** TASK DETAILS **
Copy the data that follows, character for character, minus the pictures.

start INFORMATION SUPPLIED

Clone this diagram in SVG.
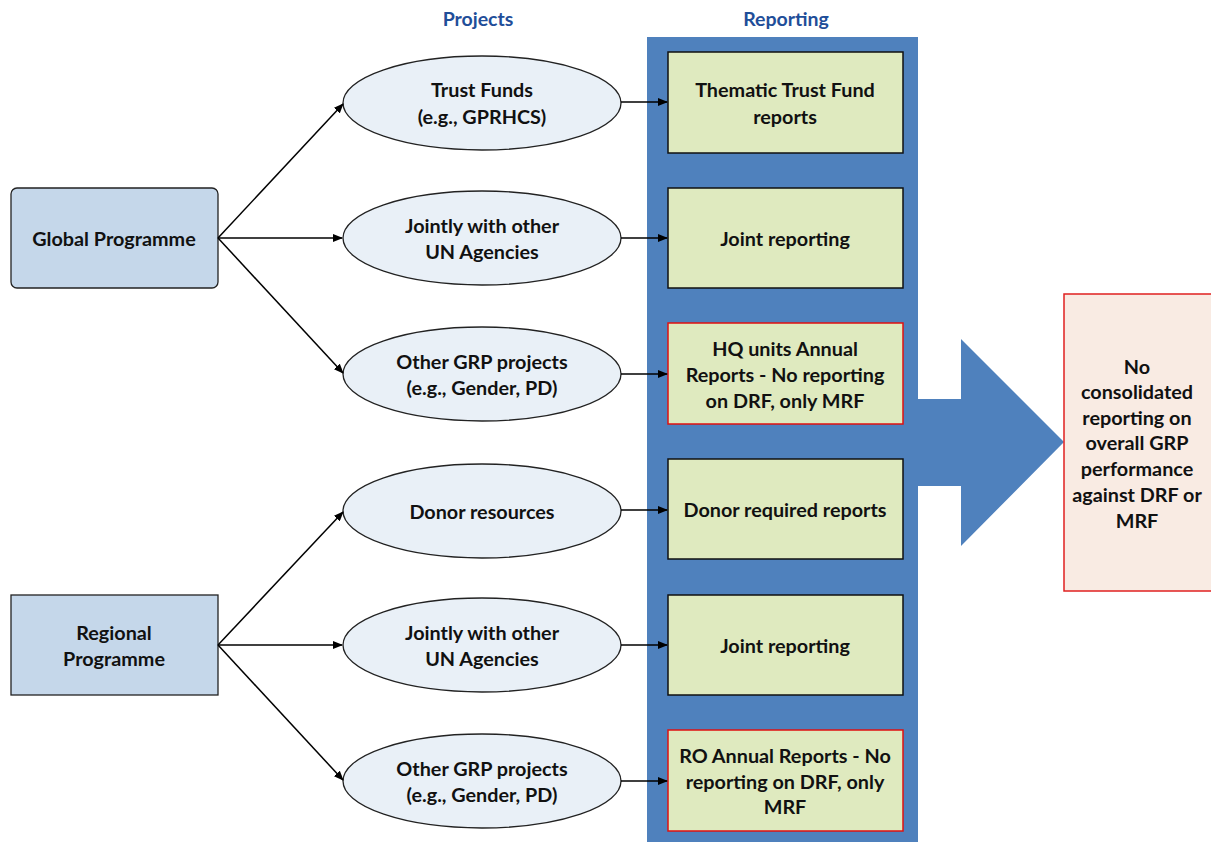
<svg xmlns="http://www.w3.org/2000/svg" width="1211" height="842" viewBox="0 0 1211 842">
<defs>
<marker id="ah" markerWidth="10" markerHeight="8" refX="9" refY="4" orient="auto" markerUnits="userSpaceOnUse">
<path d="M0,0 L10,4 L0,8 z" fill="#000"/>
</marker>
<style>
text{font-family:Lato,"Open Sans","Liberation Sans",sans-serif;font-weight:bold;font-size:19.8px;fill:#111;text-anchor:middle;dominant-baseline:central}
.hdr{fill:#1f4e99;font-size:19.5px}
.prog{fill:#c5d7ea;stroke:#222;stroke-width:1.3}
.ell{fill:#e9f0f7;stroke:#222;stroke-width:1.3}
.rep{fill:#dfeabf;stroke:#111;stroke-width:1.5}
.repred{fill:#dfeabf;stroke:#e01010;stroke-width:1.5}
.conn{stroke:#000;stroke-width:1.5;fill:none;marker-end:url(#ah)}
</style>
</defs>
<rect width="1211" height="842" fill="#fff"/>
<text class="hdr" x="478" y="18">Projects</text>
<text class="hdr" x="786" y="18">Reporting</text>
<g id="reporting-column">
<rect x="647" y="37" width="271" height="805" fill="#4f81bd"/>
</g>
<g id="big-arrow">
<polygon points="917,399 961,399 961,339 1064,442 961,546 961,486 917,486" fill="#4f81bd"/>
</g>
<g id="global-programme">
<rect class="prog" x="11" y="188" width="207" height="100" rx="6"/>
<text x="114" y="238">Global Programme</text>
</g>
<g id="regional-programme">
<rect class="prog" x="11" y="595" width="207" height="100"/>
<text x="114" y="632">Regional</text>
<text x="114" y="658">Programme</text>
</g>
<g id="trust-funds">
<ellipse class="ell" cx="482" cy="103" rx="139" ry="47"/>
<text x="482" y="89">Trust Funds</text>
<text x="482" y="116">(e.g., GPRHCS)</text>
</g>
<g id="jointly-global">
<ellipse class="ell" cx="482" cy="238" rx="139" ry="47"/>
<text x="482" y="225">Jointly with other</text>
<text x="482" y="251">UN Agencies</text>
</g>
<g id="other-grp-global">
<ellipse class="ell" cx="482" cy="374" rx="139" ry="47"/>
<text x="482" y="361">Other GRP projects</text>
<text x="482" y="387">(e.g., Gender, PD)</text>
</g>
<g id="donor-resources">
<ellipse class="ell" cx="482" cy="511" rx="139" ry="47"/>
<text x="482" y="511">Donor resources</text>
</g>
<g id="jointly-regional">
<ellipse class="ell" cx="482" cy="645" rx="139" ry="47"/>
<text x="482" y="632">Jointly with other</text>
<text x="482" y="658">UN Agencies</text>
</g>
<g id="other-grp-regional">
<ellipse class="ell" cx="482" cy="781" rx="139" ry="47"/>
<text x="482" y="768">Other GRP projects</text>
<text x="482" y="794">(e.g., Gender, PD)</text>
</g>
<g id="thematic-reports">
<rect class="rep" x="668" y="52" width="235" height="101"/>
<text x="785" y="89">Thematic Trust Fund</text>
<text x="785" y="116">reports</text>
</g>
<g id="joint-reporting-global">
<rect class="rep" x="668" y="188" width="235" height="100"/>
<text x="785" y="238">Joint reporting</text>
</g>
<g id="hq-annual-reports">
<rect class="repred" x="668" y="323" width="235" height="101"/>
<text x="785" y="348">HQ units Annual</text>
<text x="785" y="374">Reports - No reporting</text>
<text x="785" y="400">on DRF, only MRF</text>
</g>
<g id="donor-reports">
<rect class="rep" x="668" y="459" width="235" height="100"/>
<text x="785" y="509">Donor required reports</text>
</g>
<g id="joint-reporting-regional">
<rect class="rep" x="668" y="595" width="235" height="100"/>
<text x="785" y="645">Joint reporting</text>
</g>
<g id="ro-annual-reports">
<rect class="repred" x="668" y="730" width="235" height="101"/>
<text x="785" y="755">RO Annual Reports - No</text>
<text x="785" y="781">reporting on DRF, only</text>
<text x="785" y="806">MRF</text>
</g>
<g id="no-consolidated">
<rect x="1064" y="294" width="150" height="297" fill="#f9ebe3" stroke="#e02020" stroke-width="1.5"/>
<text x="1137" y="366">No</text>
<text x="1137" y="391">consolidated</text>
<text x="1137" y="417">reporting on</text>
<text x="1137" y="442">overall GRP</text>
<text x="1137" y="468">performance</text>
<text x="1137" y="494">against DRF or</text>
<text x="1137" y="520">MRF</text>
</g>
<g id="connectors">
<line class="conn" x1="218" y1="238" x2="343" y2="104"/>
<line class="conn" x1="218" y1="238" x2="342" y2="238"/>
<line class="conn" x1="218" y1="238" x2="343" y2="373"/>
<line class="conn" x1="218" y1="645" x2="343" y2="512"/>
<line class="conn" x1="218" y1="645" x2="342" y2="645"/>
<line class="conn" x1="218" y1="645" x2="343" y2="780"/>
<line class="conn" x1="621" y1="102" x2="667" y2="102"/>
<line class="conn" x1="621" y1="238" x2="667" y2="238"/>
<line class="conn" x1="621" y1="374" x2="667" y2="374"/>
<line class="conn" x1="621" y1="510" x2="667" y2="510"/>
<line class="conn" x1="621" y1="645" x2="667" y2="645"/>
<line class="conn" x1="621" y1="781" x2="667" y2="781"/>
</g>
</svg>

end INFORMATION SUPPLIED

** SOLUTION TO THIS TASK **
Clone this diagram in SVG.
<svg xmlns="http://www.w3.org/2000/svg" width="1211" height="842" viewBox="0 0 1211 842">
<defs>
<marker id="ah" markerWidth="10" markerHeight="8" refX="9" refY="4" orient="auto" markerUnits="userSpaceOnUse">
<path d="M0,0 L10,4 L0,8 z" fill="#000"/>
</marker>
<style>
text{font-family:Lato,"Open Sans","Liberation Sans",sans-serif;font-weight:bold;font-size:19.8px;fill:#111;text-anchor:middle;dominant-baseline:central}
.hdr{fill:#1f4e99;font-size:19.5px}
.prog{fill:#c5d7ea;stroke:#222;stroke-width:1.3}
.ell{fill:#e9f0f7;stroke:#222;stroke-width:1.3}
.rep{fill:#dfeabf;stroke:#111;stroke-width:1.5}
.repred{fill:#dfeabf;stroke:#e01010;stroke-width:1.5}
.conn{stroke:#000;stroke-width:1.5;fill:none;marker-end:url(#ah)}
</style>
</defs>
<rect width="1211" height="842" fill="#fff"/>
<text class="hdr" x="478" y="18">Projects</text>
<text class="hdr" x="786" y="18">Reporting</text>
<g id="reporting-column">
<rect x="647" y="37" width="271" height="805" fill="#4f81bd"/>
</g>
<g id="big-arrow">
<polygon points="917,399 961,399 961,339 1064,442 961,546 961,486 917,486" fill="#4f81bd"/>
</g>
<g id="global-programme">
<rect class="prog" x="11" y="188" width="207" height="100" rx="6"/>
<text x="114" y="238">Global Programme</text>
</g>
<g id="regional-programme">
<rect class="prog" x="11" y="595" width="207" height="100"/>
<text x="114" y="632">Regional</text>
<text x="114" y="658">Programme</text>
</g>
<g id="trust-funds">
<ellipse class="ell" cx="482" cy="103" rx="139" ry="47"/>
<text x="482" y="89">Trust Funds</text>
<text x="482" y="116">(e.g., GPRHCS)</text>
</g>
<g id="jointly-global">
<ellipse class="ell" cx="482" cy="238" rx="139" ry="47"/>
<text x="482" y="225">Jointly with other</text>
<text x="482" y="251">UN Agencies</text>
</g>
<g id="other-grp-global">
<ellipse class="ell" cx="482" cy="374" rx="139" ry="47"/>
<text x="482" y="361">Other GRP projects</text>
<text x="482" y="387">(e.g., Gender, PD)</text>
</g>
<g id="donor-resources">
<ellipse class="ell" cx="482" cy="511" rx="139" ry="47"/>
<text x="482" y="511">Donor resources</text>
</g>
<g id="jointly-regional">
<ellipse class="ell" cx="482" cy="645" rx="139" ry="47"/>
<text x="482" y="632">Jointly with other</text>
<text x="482" y="658">UN Agencies</text>
</g>
<g id="other-grp-regional">
<ellipse class="ell" cx="482" cy="781" rx="139" ry="47"/>
<text x="482" y="768">Other GRP projects</text>
<text x="482" y="794">(e.g., Gender, PD)</text>
</g>
<g id="thematic-reports">
<rect class="rep" x="668" y="52" width="235" height="101"/>
<text x="785" y="89">Thematic Trust Fund</text>
<text x="785" y="116">reports</text>
</g>
<g id="joint-reporting-global">
<rect class="rep" x="668" y="188" width="235" height="100"/>
<text x="785" y="238">Joint reporting</text>
</g>
<g id="hq-annual-reports">
<rect class="repred" x="668" y="323" width="235" height="101"/>
<text x="785" y="348">HQ units Annual</text>
<text x="785" y="374">Reports - No reporting</text>
<text x="785" y="400">on DRF, only MRF</text>
</g>
<g id="donor-reports">
<rect class="rep" x="668" y="459" width="235" height="100"/>
<text x="785" y="509">Donor required reports</text>
</g>
<g id="joint-reporting-regional">
<rect class="rep" x="668" y="595" width="235" height="100"/>
<text x="785" y="645">Joint reporting</text>
</g>
<g id="ro-annual-reports">
<rect class="repred" x="668" y="730" width="235" height="101"/>
<text x="785" y="755">RO Annual Reports - No</text>
<text x="785" y="781">reporting on DRF, only</text>
<text x="785" y="806">MRF</text>
</g>
<g id="no-consolidated">
<rect x="1064" y="294" width="150" height="297" fill="#f9ebe3" stroke="#e02020" stroke-width="1.5"/>
<text x="1137" y="366">No</text>
<text x="1137" y="391">consolidated</text>
<text x="1137" y="417">reporting on</text>
<text x="1137" y="442">overall GRP</text>
<text x="1137" y="468">performance</text>
<text x="1137" y="494">against DRF or</text>
<text x="1137" y="520">MRF</text>
</g>
<g id="connectors">
<line class="conn" x1="218" y1="238" x2="343" y2="104"/>
<line class="conn" x1="218" y1="238" x2="342" y2="238"/>
<line class="conn" x1="218" y1="238" x2="343" y2="373"/>
<line class="conn" x1="218" y1="645" x2="343" y2="512"/>
<line class="conn" x1="218" y1="645" x2="342" y2="645"/>
<line class="conn" x1="218" y1="645" x2="343" y2="780"/>
<line class="conn" x1="621" y1="102" x2="667" y2="102"/>
<line class="conn" x1="621" y1="238" x2="667" y2="238"/>
<line class="conn" x1="621" y1="374" x2="667" y2="374"/>
<line class="conn" x1="621" y1="510" x2="667" y2="510"/>
<line class="conn" x1="621" y1="645" x2="667" y2="645"/>
<line class="conn" x1="621" y1="781" x2="667" y2="781"/>
</g>
</svg>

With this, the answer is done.